Spinach and Quinoa Salad

Serves 1

For salad:
¼ cup uncooked quinoa
½ cup water
1-2 cups baby spinach, washed and dried
2 tbsp dried cranberries
2-3 tbsp crumbled goat cheese

If not using pre-rinsed quinoa, place in a fine-mesh strainer and run under cold water for a minute or two to wash away the saponin (or else the quinoa will taste bitter). Add rinsed quinoa and ½ cup of water to a small sauce pan and simmer over medium heat until water is absorbed (10-15 minutes). You want it to still have a little “bite” to it, like al dente pasta.

While your quinoa is cooking, go ahead and throw the goat cheese and cranberries onto the spinach, and you can mix up a homemade vinaigrette (or use a dressing you have in your fridge).
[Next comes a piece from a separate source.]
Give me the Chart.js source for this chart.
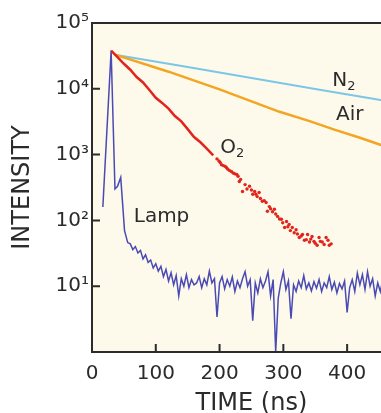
<!DOCTYPE html>
<html>
<head>
<meta charset="utf-8">
<script src="https://cdn.jsdelivr.net/npm/chart.js@4"></script>
<style>
  html, body { margin: 0; padding: 0; background: #fff; overflow: hidden; }
  #wrap { width: 381px; height: 413px; overflow: hidden; }
</style>
</head>
<body>
<div id="wrap"><canvas id="myChart" width="440" height="413"></canvas></div>
<script>
// 軸
var xTickValues = [0, 100, 200, 300, 400, 500];
var yTickValues = [10, 100, 1000, 10000, 100000];
var yTickLabels = ['10¹', '10²', '10³', '10⁴', '10⁵'];

// N2
var n2Time = [36, 150, 250, 350, 450, 500];
var n2Intensity = [33000, 21400, 14600, 9900, 6800, 5600];

// Air
var airTime = [36, 120, 200, 294, 340, 380, 420, 452, 500];
var airIntensity = [33000, 18200, 9800, 4470, 3250, 2400, 1800, 1410, 1000];

// O2 實線
var o2Time = [30, 40, 50, 60, 70, 80, 90, 100, 110, 120, 130, 140, 150, 160, 170, 180, 190];
var o2Intensity = [38000, 30200, 24000, 19500, 15100, 12500, 9600, 7300, 6100, 5000, 3850, 3200, 2440, 1850, 1540, 1230, 977];

// O2 散點
var o2DotTime = [196, 199, 201, 203, 206, 209, 211, 213, 216, 219, 222, 224, 227, 229, 231, 233, 236, 240, 243,
  247, 250, 252, 255, 257, 259, 262, 264, 267, 270, 273, 275, 278, 280, 283, 286, 288, 291, 294, 297, 299,
  302, 305, 307, 309, 311, 314, 317, 320, 322, 325, 328, 330, 333, 336, 338, 341, 343, 345, 348, 350,
  353, 356, 358, 361, 364, 367, 370, 372, 375];
var o2DotIntensity = [860, 800, 760, 700, 680, 660, 630, 600, 570, 550, 520, 510, 500, 470, 390, 420, 275, 350, 300,
  330, 290, 250, 275, 250, 230, 265, 215, 195, 200, 187, 138, 162, 150, 135, 148, 125, 115, 105, 104, 92,
  78, 96, 80, 87, 70, 78, 65, 72, 62, 55, 58, 61, 50, 51, 61, 47, 52, 57, 48, 45,
  42, 55, 48, 47, 43, 55, 50, 42, 44];

// Lamp
var lampTime = [17, 30, 36, 40, 45, 48, 51, 56, 60, 64,
  68, 72, 76, 80, 84, 88, 92, 96, 100, 104,
  108, 112, 116, 120, 124, 128, 132, 136, 140, 144,
  148, 152, 156, 160, 164, 168, 172, 176, 180, 184,
  188, 192, 196, 200, 204, 208, 212, 216, 220, 224,
  228, 232, 236, 240, 244, 248, 252, 256, 260, 264,
  268, 272, 276, 280, 284, 288, 292, 296, 300, 304,
  308, 312, 316, 320, 324, 328, 332, 336, 340, 344,
  348, 352, 356, 360, 364, 368, 372, 376, 380, 384,
  388, 392, 396, 400, 404, 408, 412, 416, 420, 424,
  428, 432, 436, 440, 444, 448, 452, 456, 460, 464,
  468, 472];
var lampIntensity = [160, 38000, 300, 330, 450, 180, 70, 46, 44, 36,
  40, 32, 35, 26, 30, 23, 25, 19, 22, 17,
  20, 14, 18, 12, 16, 10.5, 14.5, 7.1, 13, 10,
  15, 9.5, 12.6, 10.5, 11.2, 14, 9.5, 13, 10.5, 17,
  11.2, 13, 3.4, 11.2, 14, 9.1, 12.6, 10, 13.8, 8.3,
  12, 9.5, 13, 16.6, 10, 12.6, 3, 11.2, 7.9, 13,
  9.5, 12, 16.6, 7.1, 12.6, 1, 6.6, 11.2, 16.6, 8.9,
  12, 3.2, 10.5, 8.3, 12, 9.5, 14.5, 9.1, 11.2, 8.5,
  11.7, 9.3, 12.6, 8.3, 11.2, 9.5, 14, 8.9, 11.5, 7.9,
  11, 9.1, 12, 4, 9.5, 12.6, 8.3, 15.8, 10.5, 15,
  8.9, 16.6, 10, 13, 7.1, 11.2, 8.3, 12.6, 7.6, 10.5,
  8.9, 11.2];

// 曲線標籤 (資料座標)
var curveLabels = [
  { text: 'N', sub: '2', t: 395, v: 13200 },
  { text: 'Air', sub: '', t: 404, v: 4040 },
  { text: 'O', sub: '2', t: 220, v: 1280 },
  { text: 'Lamp', sub: '', t: 109, v: 113 }
];

function pts(xs, ys){
  return xs.map(function(x, i){ return { x: x, y: ys[i] }; });
}

var inkColor = '#2b2b2b';

// 背景 + 外框 + 內向刻度 + 標籤
var framePlugin = {
  id: 'frame',
  beforeDraw: function(chart){
    var a = chart.chartArea, ctx = chart.ctx;
    ctx.save();
    ctx.fillStyle = '#fdfaeb';
    ctx.fillRect(a.left, a.top, a.right - a.left, a.bottom - a.top);
    ctx.restore();
  },
  afterDraw: function(chart){
    var a = chart.chartArea, ctx = chart.ctx;
    var xs = chart.scales.x, ys = chart.scales.y;
    ctx.save();
    ctx.strokeStyle = inkColor;
    ctx.lineWidth = 2;
    ctx.strokeRect(a.left, a.top, a.right - a.left, a.bottom - a.top);
    ctx.beginPath();
    xTickValues.forEach(function(v){
      if (v === 0) return;
      var px = xs.getPixelForValue(v);
      ctx.moveTo(px, a.bottom); ctx.lineTo(px, a.bottom - 8);
    });
    yTickValues.forEach(function(v){
      var py = ys.getPixelForValue(v);
      ctx.moveTo(a.left, py); ctx.lineTo(a.left + 8, py);
    });
    ctx.stroke();

    ctx.fillStyle = inkColor;
    ctx.textBaseline = 'middle';
    ctx.textAlign = 'left';
    curveLabels.forEach(function(l){
      var px = xs.getPixelForValue(l.t), py = ys.getPixelForValue(l.v);
      ctx.font = '20px "DejaVu Sans"';
      var w = ctx.measureText(l.text).width;
      var w2 = 0;
      if (l.sub) {
        ctx.font = '13px "DejaVu Sans"';
        w2 = ctx.measureText(l.sub).width;
      }
      var x0 = px - (w + w2) / 2;
      ctx.font = '20px "DejaVu Sans"';
      ctx.fillText(l.text, x0, py);
      if (l.sub) {
        ctx.font = '13px "DejaVu Sans"';
        ctx.fillText(l.sub, x0 + w, py + 6);
      }
    });
    ctx.restore();
  }
};

new Chart(document.getElementById('myChart'), {
  type: 'line',
  data: {
    datasets: [
      {
        label: 'O2',
        data: pts(o2Time, o2Intensity),
        borderColor: '#e2251c',
        borderWidth: 2.5,
        pointRadius: 0,
        order: 1
      },
      {
        label: 'O2 dots',
        data: pts(o2DotTime, o2DotIntensity),
        showLine: false,
        pointRadius: 1.7,
        pointBorderWidth: 0,
        pointBackgroundColor: '#e2251c',
        order: 1
      },
      {
        label: 'Air',
        data: pts(airTime, airIntensity),
        borderColor: '#f4a423',
        borderWidth: 2.5,
        pointRadius: 0,
        order: 2
      },
      {
        label: 'N2',
        data: pts(n2Time, n2Intensity),
        borderColor: '#7cc6e6',
        borderWidth: 2,
        pointRadius: 0,
        order: 3
      },
      {
        label: 'Lamp',
        data: pts(lampTime, lampIntensity),
        borderColor: '#4a4ab4',
        borderWidth: 1.5,
        pointRadius: 0,
        order: 4
      }
    ]
  },
  options: {
    responsive: false,
    animation: false,
    events: [],
    layout: { padding: { top: 23, right: 28, bottom: 0, left: 0 } },
    plugins: { legend: { display: false }, tooltip: { enabled: false } },
    scales: {
      x: {
        type: 'linear',
        min: 0,
        max: 500,
        grid: { display: false, drawTicks: false },
        border: { display: false },
        afterBuildTicks: function(s){ s.ticks = xTickValues.map(function(v){ return { value: v }; }); },
        ticks: { color: inkColor, font: { family: 'DejaVu Sans', size: 20 }, padding: 10, maxRotation: 0 },
        title: { display: true, text: 'TIME (ns)', color: inkColor, font: { family: 'DejaVu Sans', size: 24, lineHeight: 0.8 }, padding: 0 },
        afterFit: function(s){ s.height = 61; }
      },
      y: {
        type: 'logarithmic',
        min: 1,
        max: 100000,
        grid: { display: false, drawTicks: false },
        border: { display: false },
        afterBuildTicks: function(s){ s.ticks = yTickValues.map(function(v){ return { value: v }; }); },
        ticks: {
          color: inkColor,
          font: { family: 'DejaVu Sans', size: 20 },
          padding: 3,
          callback: function(v){ var i = yTickValues.indexOf(v); return i >= 0 ? yTickLabels[i] : ''; }
        },
        title: { display: true, text: 'INTENSITY', color: inkColor, font: { family: 'DejaVu Sans', size: 24, lineHeight: 1.2 }, padding: { top: 8, bottom: 0 } },
        afterFit: function(s){ s.width = 92; }
      }
    }
  },
  plugins: [framePlugin]
});
</script>
</body>
</html>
My standard balsamic vinaigrette recipe is below, and I think it works well with my standard carb/fruit/cheese combo in salads.
When quinoa is finished cooking, just spoon it on top of the spinach salad, dress with vinaigrette, and enjoy!

Balsamic Vinaigrette Dressing

2 tsp balsamic vinegar
1 tbsp olive oil
½ tsp honey
pinch salt
pinch fresh ground pepper

Combine all ingredients into a small bowl and whisk to combine. So easy. This is why I don’t ever buy salad dressing at the store.